The debate follows last summer’s Supreme Court decision that gave state and local governments across the South and elsewhere greater freedom to modify election practices without federal oversight.
Under the Voting Rights Act of 1965, states with a history of racial discrimination had to seek advanced approval of election changes from the Justice Department to ensure minority voting rights were protected. The department worked to overturn changes that diluted minority voting power.
The Supreme Court struck down a provision of the Voting Rights Act, effectively ending federal pre-clearance of election changes. Discriminatory laws are still illegal.

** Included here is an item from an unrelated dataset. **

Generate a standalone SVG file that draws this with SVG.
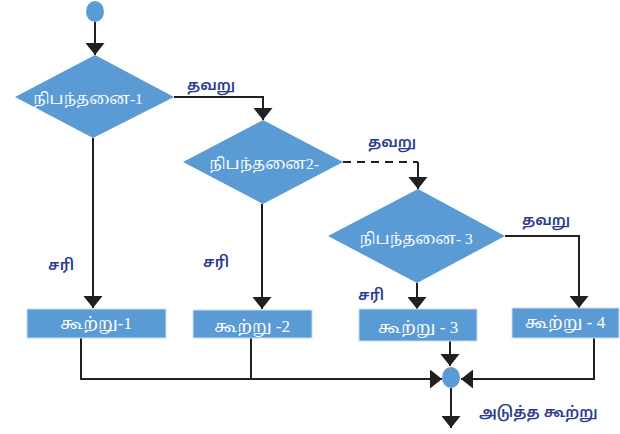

But fighting them now often means filing a lawsuit under another section of the Act.
Since the court’s decision, the Justice Department has filed a number of high-profile lawsuits. Among them: A challenge to a recent North Carolina law that cuts early voting by a week, ends same-day voter registration and requires voters to have photo IDs. The Justice Department argues the intent of North Carolina’s law is to suppress voter turnout, especially among minorities and low-income voters.
Voting rights advocates in Georgia also have threatened to challenge HB 891 in court if it becomes law.
“We intend on mortgaging every asset we have in defending full and fair participation in the political process,” said Georgia NAACP President Francys Johnson. “If we don’t, the last 50 years of our work will be meaningless.”
Black voters cast about a third of early ballots in Georgia in the 2008 and 2012 general elections.
The GMA’s Henderson said the early voting is not cost effective in many small communities. She said cities and towns across Georgia spend thousands of dollars to staff early voting booths in low-turnout municipal elections.
She cited the town of Leslie in south Georgia, which has 220 registered voters and an annual budget of about $129,000. The town spent about $4,600 on early voting in a recent election in which just 24 people cast early ballots.
“We feel like (one week) is plenty of time, along with absentee ballots, for people in those communities to cast their ballots without costing the city so much money,” Henderson said.
Charles Bullock, a political scientist at the University of Georgia, said early voting has been popular with the public. He said that scaling it back to one week might not substantially affect turnout because studies show turnout for such voting increases closer to Election Day.
Nonetheless, Bullock said, it’s unclear how a proposal to scale back early voting would fare in court.
Rep. Barry Fleming, R-Harlem, the bill’s sponsor, said he’s not worried about a legal challenge. He noted that the Justice Department approved Georgia’s plan to scale back early voting from 45 days to three weeks in 2011.
HB 891 passed the House on a 146-25 vote with bipartisan support. After Tuesday’s Senate Ethics Committee vote, the amended bill must clear the full Senate before returning to the House for a vote on the latest version.